Forde, Gerhard O. The Preached God: Proclamation in Word and Sacrament. Grand Rapids: William B. Eerdmans Publishing Company, 2007. Kindle Electronic Edition.
Chapter 5, “Public Ministry and Its Limits” Loc. 1610-1797.
The public ministry to which Forde refers in this chapter is that ministry of the one ordained to serve in Word and Sacrament (Forde 2007, Loc. 1610). This ministry is limited in its scope, as it cannot reach beyond the biblical bounds of the Gospel (Forde 2007, Loc. 1613). Forde first considers the various rankings which are often identified in ministry and concludes that a distinction of deacon, pastor, and bishop is normally unwarranted (Forde 2007, Loc. 1623).
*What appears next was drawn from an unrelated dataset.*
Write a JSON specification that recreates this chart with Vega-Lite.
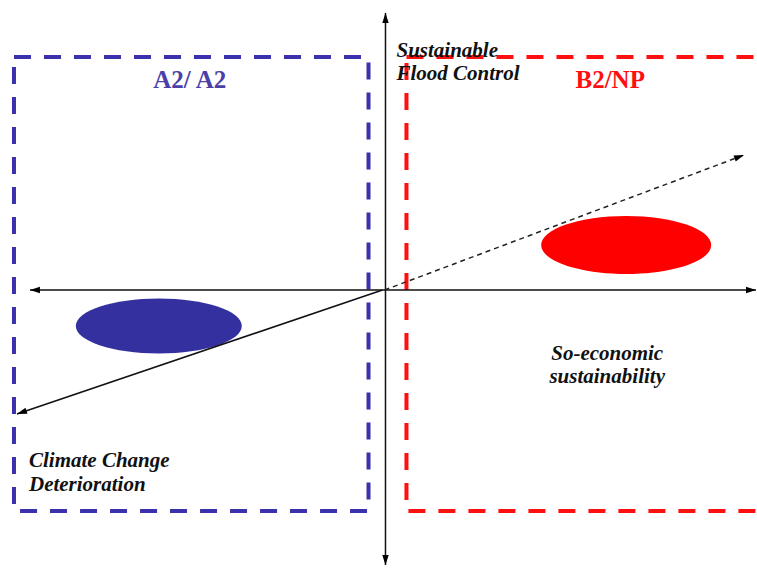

The ministry “is the actual doing of the divine election in the living present by setting bound sinners free through the Word of the cross” (Forde 2007, Loc. 1632). God simply works through the minister to do His will. This is contradicted by Rome’s view of a priest or Protestantism’s view of a teacher (Forde 2007, Loc. 1642). Within Forde’s view of public ministry, the ordination appoints the follower of Christ to a role of ministry which is public, rather than private (Forde 2007, Loc. 1651). This is borne out by articles 5 and 14 of the Augsburg Confession, as well as article 28 (Forde 2007, Loc. 1661). Forde discusses the rather terse wording of Augsburg Confession article 14, where the term “rite vocatus” is used for the call to public ministry (Forde 2007, Loc. 1676). This is God’s call but administered through God’s people (Forde 2007, Loc. 1681). The means of administration is purposely vague.
In discussing the public ministry, Forde considers it very important to find the biblical boundaries of the office (Forde 2007, Loc. 1714). Overstepping the limits of the office leads to abuse and tyranny (Forde 2007, Loc. 1728). The great task of the minister is delivering the gospel, serving rather than ruling. The Reformation clarified that. “The only authority bishops can wield by divine right is identical to that of an evangelical pastor: to preach the gospel, to forgive sins, judge doctrine, condemn doctrine contrary to the gospel, and exclude the ungodly from the Christian community” (Forde 2007, Loc. 1752). Forde concludes that the bishop has no other authority, regardless of the history of the office. It must be a biblical authority (Forde 2007, Loc. 1761).